Access to the Batum docks was restricted; all ships, including the fishing boats, could be reached only by passing through one of several checkpoints. There were guarded gates that accepted trucks loaded with cargo, and there was one gate that accepted only military vehicles and personnel, and there were gates to accommodate dock workers, sailors, and others who were obliged to approach on foot; Susan and McGee went to one of the latter.
At night the wharves were poorly lighted, gloomy, except around the security checkpoints, where floodlights simulated the glare of noon. The walk-through gate was overseen by two uniformed guards, both armed with Kalisnikovs; they were involved in an animated conversation that could be heard even outside the hut in which they sat. Neither guard bestirred himself from that small, warm place; neither wanted to bother conducting a close inspection. McGee passed both his and Susan’s forged papers through the sliding window. The older of the two guards examined the documents perfunctorily and quickly passed them back, not once pausing in the discussion he was having with his compatriot.
The chainlike gate, crowned with wickedly pointed barbed wire, swung open automatically when one of the guards in the hut touched the proper button. McGee and Susan walked onto the docks, uncontested, and the gate swung shut behind them.

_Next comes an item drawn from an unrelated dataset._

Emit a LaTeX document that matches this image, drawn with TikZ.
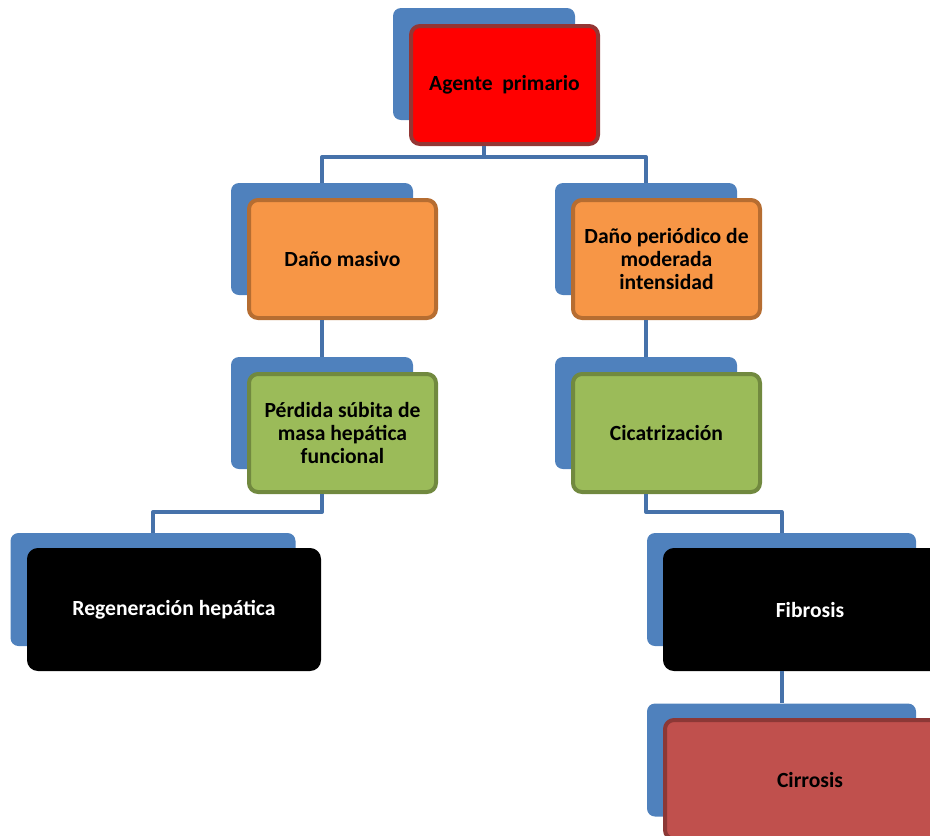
\documentclass[tikz,border=0pt]{standalone}
\usepackage{fontspec}
\setmainfont{Carlito}
\definecolor{back}{HTML}{4F81BD}
\definecolor{link}{HTML}{4672AA}
\definecolor{redin}{HTML}{FF0000}
\definecolor{redout}{HTML}{943634}
\definecolor{orin}{HTML}{F79646}
\definecolor{orout}{HTML}{B66D31}
\definecolor{grin}{HTML}{9BBB59}
\definecolor{grout}{HTML}{71893F}
\definecolor{brin}{HTML}{C0504D}
\definecolor{brout}{HTML}{8C3836}

\begin{document}
\begin{tikzpicture}[x=1pt,y=-1pt,line join=round,
    back/.style={fill=back,rounded corners=8pt,inner sep=0pt,
      minimum width=182pt,minimum height=112pt},
    wide/.style={minimum width=#1,minimum height=113pt},
    box/.style={rounded corners=9pt,line width=4pt,inner sep=2pt,align=center,
      minimum width=187pt,minimum height=118pt,
      font=\fontsize{21.6}{23}\selectfont\bfseries},
    widebox/.style={box,minimum width=290pt,minimum height=119pt},
    link/.style={draw=link,line width=4pt}]
    \useasboundingbox (0,0) rectangle (930,836);
    \clip (0,0) rectangle (930,836);
    \node[back] (A') at (484,64) {};
    \node[back] (B') at (322,239) {};
    \node[back] (C') at (646,239) {};
    \node[back] (D') at (322,413) {};
    \node[back] (E') at (646,413) {};
    \node[back,wide=285pt] (F') at (153,589.5) {};
    \node[back,wide=269pt] (G') at (781.5,589.5) {};
    \node[back,wide=269pt] (H') at (781.5,760) {};
    \node[box,fill=redin,draw=redout] (A) at (504.5,85) {Agente~ primario};
    \node[box,fill=orin,draw=orout] (B) at (342.5,259) {Daño masivo};
    \node[box,fill=orin,draw=orout] (C) at (666.5,259) {Daño periódico de\\moderada\\intensidad};
    \node[box,fill=grin,draw=grout] (D) at (342.5,433) {Pérdida súbita de\\masa hepática\\funcional};
    \node[box,fill=grin,draw=grout] (E) at (666.5,433) {Cicatrización};
    \node[widebox,fill=black,draw=black,text=white] (F) at (174,609.5) {Regeneración hepática};
    \node[widebox,fill=black,draw=black,text=white] (G) at (810,609.5) {Fibrosis};
    \node[widebox,fill=brin,draw=brout] (H) at (810,779.5) {Cirrosis};
    \draw[link] (A' |- A.south) -- ++(0,11) coordinate (a) -| (B'.north);
    \draw[link] (a) -| (C'.north);
    \draw[link] (B' |- B.south) -- (D'.north);
    \draw[link] (C' |- C.south) -- (E'.north);
    \draw[link] (D' |- D.south) -- ++(0,18) -| (F'.north);
    \draw[link] (E' |- E.south) -- ++(0,18) -| (G'.north);
    \draw[link] (G' |- G.south) -- (H'.north);
\end{tikzpicture}
\end{document}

Susan held on to McGee’s arm, and they walked into the gloom, toward rows of large dark buildings that blocked their view of the harbor.
“Now what?” Susan whispered.
“Now we go to the fishermen’s wharf and look for a boat called the Golden Net,” McGee said.
“It seems so easy,” she said.
“Too easy,” he said worriedly.
He glanced back at the checkpoint through which they had just passed, and his face was drawn with apprehension.